From Robert Reich Blog
It seems like forever, but it was just one year ago that Donald Trump was elected president. So what have we learned about the presidency and who is running the country?
1. The first big thing we've learned is that Trump is not really the president of the United States -- because he's not governing.
A president who's governing doesn't blast his Attorney General for doing his duty and recusing himself from an FBI investigation of the president.
A president who's governing doesn't leave the top echelons of departments and agencies empty for almost a year.
He doesn't publicly tell his Secretary of State he's wasting time trying to open relations with North Korea. Any president with the slightest interest in governing would already know and approve of what his Secretary of State was doing.
He doesn't fire half his key White House staff in the first nine months, creating utter chaos.
A president who is governing works with his cabinet and staff to develop policy. He doesn't just tweet new public policy out of the blue -- for example, that transgender people can't serve in the military. His Secretary of Defense is likely to have some thoughts on the matter -- and if not consulted might decide to ignore the tweet.
He doesn't just decide to withdraw from the Paris Accord without any reason or analysis.
A president who is governing works with Congress. He doesn't just punt to Congress hard decisions -- as he did with DACA, the Iran nuclear deal, insurance subsidies under the Affordable Care Act, and details of his tax plan.

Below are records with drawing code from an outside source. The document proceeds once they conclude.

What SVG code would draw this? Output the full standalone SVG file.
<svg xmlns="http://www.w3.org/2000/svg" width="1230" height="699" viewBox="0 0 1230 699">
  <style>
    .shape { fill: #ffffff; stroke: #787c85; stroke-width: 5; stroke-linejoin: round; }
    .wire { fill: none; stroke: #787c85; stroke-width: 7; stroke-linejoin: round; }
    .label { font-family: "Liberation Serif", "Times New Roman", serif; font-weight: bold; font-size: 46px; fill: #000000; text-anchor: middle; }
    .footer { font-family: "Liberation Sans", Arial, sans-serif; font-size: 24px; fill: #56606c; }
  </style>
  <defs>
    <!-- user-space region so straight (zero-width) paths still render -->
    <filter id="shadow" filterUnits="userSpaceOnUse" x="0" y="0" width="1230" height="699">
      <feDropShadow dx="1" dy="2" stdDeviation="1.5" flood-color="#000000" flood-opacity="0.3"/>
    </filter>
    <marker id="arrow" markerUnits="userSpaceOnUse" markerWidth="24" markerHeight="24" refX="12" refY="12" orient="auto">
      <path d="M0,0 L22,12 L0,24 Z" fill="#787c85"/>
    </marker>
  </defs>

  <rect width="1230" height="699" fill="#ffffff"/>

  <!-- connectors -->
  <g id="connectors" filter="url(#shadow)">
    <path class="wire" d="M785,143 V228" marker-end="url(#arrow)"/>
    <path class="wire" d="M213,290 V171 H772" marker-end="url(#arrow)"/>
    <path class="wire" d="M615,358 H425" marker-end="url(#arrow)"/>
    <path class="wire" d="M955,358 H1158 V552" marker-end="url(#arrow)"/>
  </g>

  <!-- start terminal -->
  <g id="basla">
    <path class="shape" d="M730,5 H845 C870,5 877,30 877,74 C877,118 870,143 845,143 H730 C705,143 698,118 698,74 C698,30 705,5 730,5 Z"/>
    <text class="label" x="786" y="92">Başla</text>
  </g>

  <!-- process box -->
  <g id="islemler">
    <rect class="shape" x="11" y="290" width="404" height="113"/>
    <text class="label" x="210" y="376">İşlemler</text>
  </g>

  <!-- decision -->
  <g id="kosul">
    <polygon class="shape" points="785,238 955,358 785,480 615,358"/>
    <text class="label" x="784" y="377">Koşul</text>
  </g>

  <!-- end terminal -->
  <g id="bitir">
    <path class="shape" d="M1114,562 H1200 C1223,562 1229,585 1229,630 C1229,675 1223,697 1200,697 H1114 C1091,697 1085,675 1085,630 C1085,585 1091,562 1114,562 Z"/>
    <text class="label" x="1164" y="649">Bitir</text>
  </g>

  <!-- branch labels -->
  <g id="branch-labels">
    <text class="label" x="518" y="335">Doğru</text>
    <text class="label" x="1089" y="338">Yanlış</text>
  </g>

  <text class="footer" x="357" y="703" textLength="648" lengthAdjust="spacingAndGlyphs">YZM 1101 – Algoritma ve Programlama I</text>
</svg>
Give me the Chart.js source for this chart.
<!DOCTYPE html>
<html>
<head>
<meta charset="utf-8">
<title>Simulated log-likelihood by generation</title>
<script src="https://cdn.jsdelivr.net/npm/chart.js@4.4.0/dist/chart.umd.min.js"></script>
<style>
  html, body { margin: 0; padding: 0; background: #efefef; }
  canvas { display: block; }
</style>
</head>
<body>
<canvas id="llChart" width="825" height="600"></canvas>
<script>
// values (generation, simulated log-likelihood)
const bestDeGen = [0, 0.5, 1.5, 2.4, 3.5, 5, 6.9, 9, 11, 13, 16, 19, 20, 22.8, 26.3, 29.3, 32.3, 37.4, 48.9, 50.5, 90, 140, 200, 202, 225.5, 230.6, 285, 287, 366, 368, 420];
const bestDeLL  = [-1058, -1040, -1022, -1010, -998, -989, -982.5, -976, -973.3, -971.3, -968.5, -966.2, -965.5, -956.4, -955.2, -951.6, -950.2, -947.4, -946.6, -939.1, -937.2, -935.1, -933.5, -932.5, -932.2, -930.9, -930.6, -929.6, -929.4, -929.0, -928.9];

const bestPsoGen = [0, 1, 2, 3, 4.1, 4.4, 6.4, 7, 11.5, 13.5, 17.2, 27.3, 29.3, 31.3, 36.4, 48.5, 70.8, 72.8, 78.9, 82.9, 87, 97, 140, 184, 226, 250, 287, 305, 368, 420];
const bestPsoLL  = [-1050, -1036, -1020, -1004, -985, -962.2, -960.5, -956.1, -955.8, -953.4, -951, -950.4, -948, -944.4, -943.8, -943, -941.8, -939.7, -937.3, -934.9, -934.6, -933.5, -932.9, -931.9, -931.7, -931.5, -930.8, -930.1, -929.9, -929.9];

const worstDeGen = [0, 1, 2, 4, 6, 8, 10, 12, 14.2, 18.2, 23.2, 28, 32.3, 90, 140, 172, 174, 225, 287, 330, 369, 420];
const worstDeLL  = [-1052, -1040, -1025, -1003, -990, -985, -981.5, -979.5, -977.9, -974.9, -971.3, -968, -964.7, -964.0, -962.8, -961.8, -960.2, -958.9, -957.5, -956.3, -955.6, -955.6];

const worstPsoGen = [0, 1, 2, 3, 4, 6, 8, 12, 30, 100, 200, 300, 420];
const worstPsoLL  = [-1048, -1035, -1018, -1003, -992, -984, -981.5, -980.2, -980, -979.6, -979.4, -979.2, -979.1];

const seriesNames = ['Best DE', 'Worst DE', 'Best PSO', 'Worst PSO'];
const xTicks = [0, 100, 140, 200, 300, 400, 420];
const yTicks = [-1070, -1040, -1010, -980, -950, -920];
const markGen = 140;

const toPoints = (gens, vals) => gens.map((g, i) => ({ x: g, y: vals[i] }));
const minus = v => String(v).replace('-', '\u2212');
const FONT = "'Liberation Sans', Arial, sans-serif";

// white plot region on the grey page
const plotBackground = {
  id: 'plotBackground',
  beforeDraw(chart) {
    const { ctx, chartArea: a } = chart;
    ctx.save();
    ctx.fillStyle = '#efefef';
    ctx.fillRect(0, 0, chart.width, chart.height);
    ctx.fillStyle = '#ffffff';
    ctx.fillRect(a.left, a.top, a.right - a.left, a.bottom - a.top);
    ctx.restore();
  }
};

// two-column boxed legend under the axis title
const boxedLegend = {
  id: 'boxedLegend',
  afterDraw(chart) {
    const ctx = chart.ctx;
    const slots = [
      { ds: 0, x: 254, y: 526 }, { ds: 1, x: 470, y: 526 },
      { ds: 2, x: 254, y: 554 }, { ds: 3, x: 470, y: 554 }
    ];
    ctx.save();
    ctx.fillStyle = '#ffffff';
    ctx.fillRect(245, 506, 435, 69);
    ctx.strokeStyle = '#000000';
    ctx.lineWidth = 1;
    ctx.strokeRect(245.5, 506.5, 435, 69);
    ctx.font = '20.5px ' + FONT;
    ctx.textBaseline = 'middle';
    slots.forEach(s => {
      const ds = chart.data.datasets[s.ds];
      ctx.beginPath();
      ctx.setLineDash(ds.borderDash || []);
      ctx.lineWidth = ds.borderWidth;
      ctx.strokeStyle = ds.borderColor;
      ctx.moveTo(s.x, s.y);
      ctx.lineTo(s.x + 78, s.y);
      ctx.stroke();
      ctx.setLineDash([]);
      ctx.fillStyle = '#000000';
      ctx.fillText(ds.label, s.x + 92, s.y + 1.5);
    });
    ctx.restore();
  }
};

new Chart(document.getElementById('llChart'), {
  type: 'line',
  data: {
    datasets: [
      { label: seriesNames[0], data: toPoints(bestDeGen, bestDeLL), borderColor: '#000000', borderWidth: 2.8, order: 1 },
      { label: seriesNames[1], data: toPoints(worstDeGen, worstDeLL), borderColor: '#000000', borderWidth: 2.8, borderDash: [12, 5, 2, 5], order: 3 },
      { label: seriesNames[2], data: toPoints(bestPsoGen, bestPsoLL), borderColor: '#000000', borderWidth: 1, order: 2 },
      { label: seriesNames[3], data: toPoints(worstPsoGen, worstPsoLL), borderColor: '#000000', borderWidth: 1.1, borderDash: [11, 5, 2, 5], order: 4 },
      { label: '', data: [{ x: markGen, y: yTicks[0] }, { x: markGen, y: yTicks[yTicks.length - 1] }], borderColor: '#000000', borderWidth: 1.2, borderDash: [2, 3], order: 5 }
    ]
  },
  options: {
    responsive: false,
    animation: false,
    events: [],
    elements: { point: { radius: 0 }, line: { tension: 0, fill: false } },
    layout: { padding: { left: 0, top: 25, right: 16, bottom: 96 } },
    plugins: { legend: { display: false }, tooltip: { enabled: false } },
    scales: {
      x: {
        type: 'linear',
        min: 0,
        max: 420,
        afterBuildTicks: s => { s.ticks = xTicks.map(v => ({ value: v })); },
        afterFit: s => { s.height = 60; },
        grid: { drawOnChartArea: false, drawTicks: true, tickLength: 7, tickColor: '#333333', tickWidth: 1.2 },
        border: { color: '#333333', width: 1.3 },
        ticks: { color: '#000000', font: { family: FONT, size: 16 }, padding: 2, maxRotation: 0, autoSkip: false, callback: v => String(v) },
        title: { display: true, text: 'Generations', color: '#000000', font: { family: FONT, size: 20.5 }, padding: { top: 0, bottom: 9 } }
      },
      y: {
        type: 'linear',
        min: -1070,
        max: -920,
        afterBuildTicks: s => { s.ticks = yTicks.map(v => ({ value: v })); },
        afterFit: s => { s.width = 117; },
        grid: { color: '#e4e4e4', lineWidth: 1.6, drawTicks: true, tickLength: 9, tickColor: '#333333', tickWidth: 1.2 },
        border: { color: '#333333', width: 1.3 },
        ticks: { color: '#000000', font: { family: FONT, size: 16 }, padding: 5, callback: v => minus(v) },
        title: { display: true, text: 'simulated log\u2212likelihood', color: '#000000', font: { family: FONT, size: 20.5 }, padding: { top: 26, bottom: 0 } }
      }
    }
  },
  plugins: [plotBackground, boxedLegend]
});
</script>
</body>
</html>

He doesn't tell a crowd of supporters that he's ended the Clean Power Plan -- "Did you see what I did to that? Boom, gone" -- when any such repeal requires a legal process, and must then withstand court challenges.
Instead of governing, Donald Trump has been insulting, throwing tantrums, and getting even:
Equating white supremacists with people who protest against them. Questioning the patriotism of NFL players who are peacefully protesting police violence and racism.
Making nasty remarks about journalists, about his predecessor as president, his political opponent in the last election, national heroes like Congressman John Lewis and Senator John McCain, even the mayor of San Juan Puerto Rico.
Or he's busy lying and then covering up the lies. Claiming he would have won the popular vote if millions hadn't voted fraudulently for his opponent -- without a shred of evidence to support his claim, and then setting up a fraudulent commission to find the evidence.